O tapete de flores ainda é feito com o mesmo orgulho pelas gentes da aldeia, que colhem os melhores exemplares na manhã de domingo para engalanar a rua de todos os dias. A cama de raminhos de cedro, cortados nos fins de tarde durante a semana, dá o volume e deixa as pétalas coloridas postas em descanso, e alguma vaidade, para receber o Santíssimo na sua passagem.

A memória tem destas coisas, parece uma viagem no tempo que na verdade não o é bem. Um quadro que se repete, ano após ano, mas que já não é bem igual. A igreja já não enche como antigamente, culpa das festividades um pouco por toda a ilha, comenta-se, e parece que há menos canalha a correr pelo adro. Antes não havia grandes gadgets e o ponto alto das férias grandes era dançar à frente do palco os hits de verão e dar voltas à igreja vezes sem conta, em gargalhadas e segredinhos cúmplices com os amigos. A Festa do Senhor era um dos acontecimentos anuais mais relevantes, com os emigrantes a regressar em peso para agradecer ao santo as benesses que a vida longe de casa, dos familiares e dos amigos, trouxera. A fartura no espeto e as roupas, que então não se viam por ali, em destaque, e os fios e pulseiras de ouro para comprovar o sucesso fora dos limítrofes da fronteira da aldeia e do nosso pensamento.

Hoje, já ninguém está verdadeiramente longe. As redes sociais encurtam distâncias, mas não diminuem desigualdades. A aldeia parece parada no tempo, com personagens que já foram novas, vestidas de almas anciãs, e outras que, entretanto, moram apenas na memória dos que vão permanecendo por ali ou nas fotografias amareladas do sol nas lápides do cemitério, que é hoje um lugar de gente que se conheceu e não de quem se ouviu falar, como antes.

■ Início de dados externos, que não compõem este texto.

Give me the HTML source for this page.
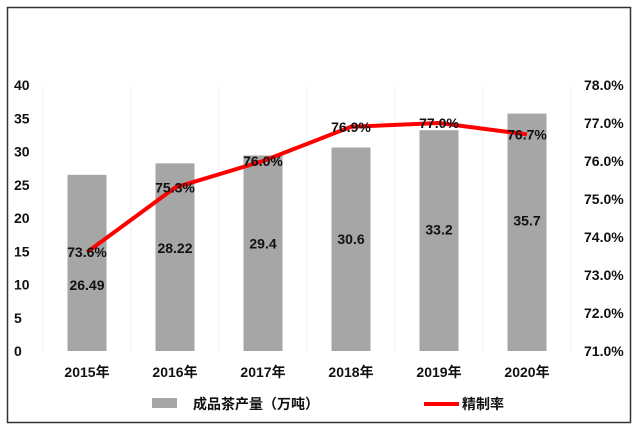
<!DOCTYPE html>
<html><head><meta charset="utf-8"><style>
body{margin:0;background:#fff;}
svg text{font-family:"Liberation Sans","Noto Sans CJK SC",sans-serif;font-weight:bold;fill:#111;}
</style></head><body>
<svg width="640" height="431" viewBox="0 0 640 431" xmlns="http://www.w3.org/2000/svg">
<rect x="7.5" y="7.5" width="623" height="415" fill="#fff" stroke="#333" stroke-width="1.5"/>
<g id="grid"></g><g id="bars"></g><g id="line"></g><g id="labels"></g><g id="axes"></g>
<g>
<rect x="152" y="398" width="25" height="10" fill="#a6a6a6"/>
<text x="193" y="409" font-size="14">成品茶产量（万吨）</text>
<line x1="424" y1="404" x2="459" y2="404" stroke="#f00" stroke-width="4"/>
<text x="462" y="409" font-size="14">精制率</text>
</g>
</svg>
<script>
const categories=["2015年","2016年","2017年","2018年","2019年","2020年"];
const production=[26.49,28.22,29.4,30.6,33.2,35.7];
const refineRate=[73.6,75.3,76.0,76.9,77.0,76.7];
const leftTicks=[0,5,10,15,20,25,30,35,40];
const rightTicks=[71,72,73,74,75,76,77,78];
const NS="http://www.w3.org/2000/svg";
const X0=43,X1=571,Y0=351,Y1=85;
const step=(X1-X0)/categories.length;
const xc=i=>X0+step*(i+0.5);
const yL=v=>Y0-(v-0)/(40-0)*(Y0-Y1);
const yR=v=>Y0-(v-71)/(78-71)*(Y0-Y1);
function mk(tag,attrs,parent,txt){const e=document.createElementNS(NS,tag);for(const k in attrs)e.setAttribute(k,attrs[k]);if(txt!==undefined)e.textContent=txt;document.getElementById(parent).appendChild(e);return e;}
for(let i=0;i<=categories.length;i++){
 const g=mk('line',{x1:X0+step*i,x2:X0+step*i,y1:Y1,y2:Y0,stroke:'#f0f0f0','stroke-width':1},'grid');
 
 
}
production.forEach((v,i)=>{
 const b=mk('rect',{x:xc(i)-19.5,y:yL(v),width:39,height:Y0-yL(v),fill:'#a6a6a6'},'bars');
 
 
 let ly=Y0-(Y0-yL(v))*0.55+5;
 if(Math.abs(ly-(yR(refineRate[i])+5))<18) ly=yR(refineRate[i])+38;
 const t=mk('text',{x:xc(i),y:ly,'font-size':14,'text-anchor':'middle'},'labels',String(v));
 
 
 const c=mk('text',{x:xc(i),y:Y0+26,'font-size':14,'text-anchor':'middle'},'axes',categories[i]);
 
 
});
const pts=refineRate.map((v,i)=>xc(i)+','+yR(v)).join(' ');
const pl=mk('polyline',{points:pts,fill:'none',stroke:'#f00','stroke-width':4,'stroke-linejoin':'round'},'line');


refineRate.forEach((v,i)=>{
 const t=mk('text',{x:xc(i),y:yR(v)+5,'font-size':14,'text-anchor':'middle'},'labels',v.toFixed(1)+'%');
 
 
});
leftTicks.forEach(v=>{
 const t=mk('text',{x:14,y:yL(v)+5,'font-size':14},'axes',String(v));
 
 
});
rightTicks.forEach(v=>{
 const t=mk('text',{x:584,y:yR(v)+5,'font-size':14},'axes',v.toFixed(1)+'%');
 
 
});
</script>
</body></html>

A visita guiada vem acompanhada da descrição de causas de morte. Tão novo, sofreu tanto, ninguém esperava, foi coisa ruim, um mal que lhe deu, coitada. E as caras familiares que jazem em paz, espera-se. É o nosso passado enterrado, com rostos à superfície, em fotografias amareladas pelo sol e acinzentadas das intempéries, a lembrar-nos de onde vimos e quem somos. Os hits dos anos 90 ainda se repetem e ecoam pelas veredas da aldeia. Tudo se repete e tudo muda, numa dicotomia que não se entende bem. A memória tem destas coisas, leva-nos de mãos dadas ao passado, num presente que tem quase tudo o que era, mas já não é aquilo que foi. Mas as flores continuam belas, envaidecidas e galanteias, na sua cama de cedro. Quase parece que sempre se esteve ali, mesmo quando os de fora já não são os outros e somos nós numa Festa do Senhor que se revisita, mas nunca mais se repete.